[PROBLEM] Only lines with the string "React" matter here; gather them from the material below.

[MATERIAL]
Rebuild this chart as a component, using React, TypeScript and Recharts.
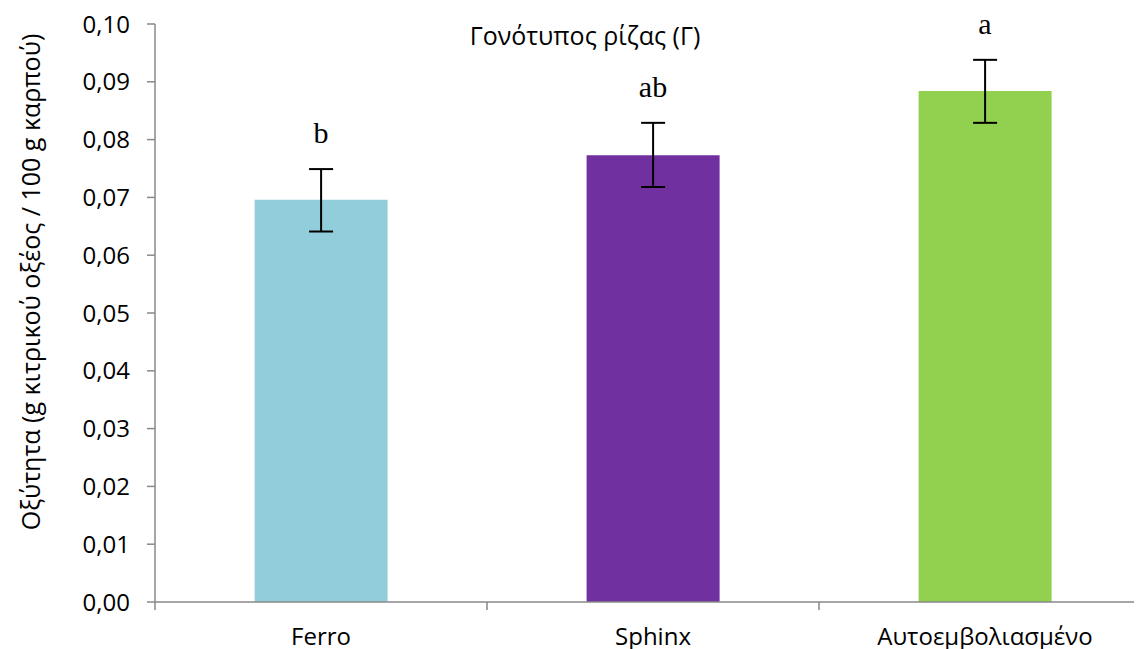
import React from 'react';
import { ComposedChart, Bar, Cell, XAxis, YAxis, ErrorBar, Line, LabelList } from 'recharts';

const categories = ['Ferro', 'Sphinx', 'Αυτοεμβολιασμένο'];
const values = [0.0696, 0.0773, 0.0884];
const errMinus = [0.0055, 0.0055, 0.0055];
const errPlus = [0.0053, 0.0056, 0.0054];
const letters = ['b', 'ab', 'a'];
const colors = ['#92CDDC', '#7030A0', '#92D050'];
const yTicks = [0, 0.01, 0.02, 0.03, 0.04, 0.05, 0.06, 0.07, 0.08, 0.09, 0.1];

const title = 'Γονότυπος ρίζας (Γ)';
const yLabel = 'Οξύτητα (g κιτρικού οξέος / 100 g καρπού)';

const data = categories.map((name, i) => ({
  name,
  value: values[i],
  err: [errMinus[i], errPlus[i]],
  top: values[i] + errPlus[i],
  letter: letters[i],
}));

const AXIS = '#898989';
const FONT = '"Open Sans", sans-serif';

const XTick = (props: any) => {
  const { x, y, payload } = props;
  const off = payload && payload.offset ? payload.offset : 0;
  return (
    <g>
      <line x1={x - off} x2={x - off} y1={y} y2={y + 8} stroke={AXIS} strokeWidth={1.5} />
      <text x={x} y={y + 43} textAnchor="middle" fontFamily={FONT} fontSize={24} fill="#000">
        {payload.value}
      </text>
    </g>
  );
};

const YLabel = () => (
  <text
    x={25}
    y={274}
    transform="rotate(-90 25 274)"
    textAnchor="middle"
    dominantBaseline="middle"
    fontFamily={FONT}
    fontSize={25}
    fill="#000"
  >
    {yLabel}
  </text>
);

export default function App() {
  return (
    <div style={{ position: 'relative', width: 1134, height: 641, overflow: 'hidden', background: '#fff' }}>
      <ComposedChart
        width={1143}
        height={641}
        data={data}
        margin={{ top: 16, right: 0, bottom: 0, left: 0 }}
        barCategoryGap="30%"
      >
        <XAxis
          dataKey="name"
          stroke={AXIS}
          strokeWidth={1.5}
          tickLine={false}
          tickSize={0}
          tickMargin={0}
          height={47}
          tick={<XTick />}
          interval={0}
        />
        <YAxis
          domain={[0, 0.1]}
          ticks={yTicks}
          width={147}
          stroke={AXIS}
          strokeWidth={1.5}
          tickSize={8}
          tickMargin={17}
          tick={{ fill: '#000', fontFamily: FONT, fontSize: 24 }}
          tickFormatter={(v: number) => v.toFixed(2).replace('.', ',')}
          label={<YLabel />}
          interval={0}
        />
        <Bar dataKey="value" isAnimationActive={false}>
          {data.map((d, i) => (
            <Cell key={d.name} fill={colors[i]} />
          ))}
          <ErrorBar dataKey="err" width={12} strokeWidth={2} stroke="#000" direction="y" />
        </Bar>
        <Line
          dataKey="top"
          stroke="none"
          dot={false}
          activeDot={false}
          isAnimationActive={false}
        >
          <LabelList
            dataKey="letter"
            position="top"
            offset={26}
            fill="#000"
            fontFamily='"Liberation Serif", "Times New Roman", serif'
            fontSize={30}
          />
        </Line>
      </ComposedChart>
      <div
        style={{
          position: 'absolute',
          left: 577,
          top: 27,
          transform: 'translate(-50%, -50%)',
          fontFamily: FONT,
          fontSize: 25,
          whiteSpace: 'nowrap',
          color: '#000',
        }}
      >
        {title}
      </div>
    </div>
  );
}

[WRITTEN REPLY]
Rebuild this chart as a component, using React, TypeScript and Recharts.
import React from 'react';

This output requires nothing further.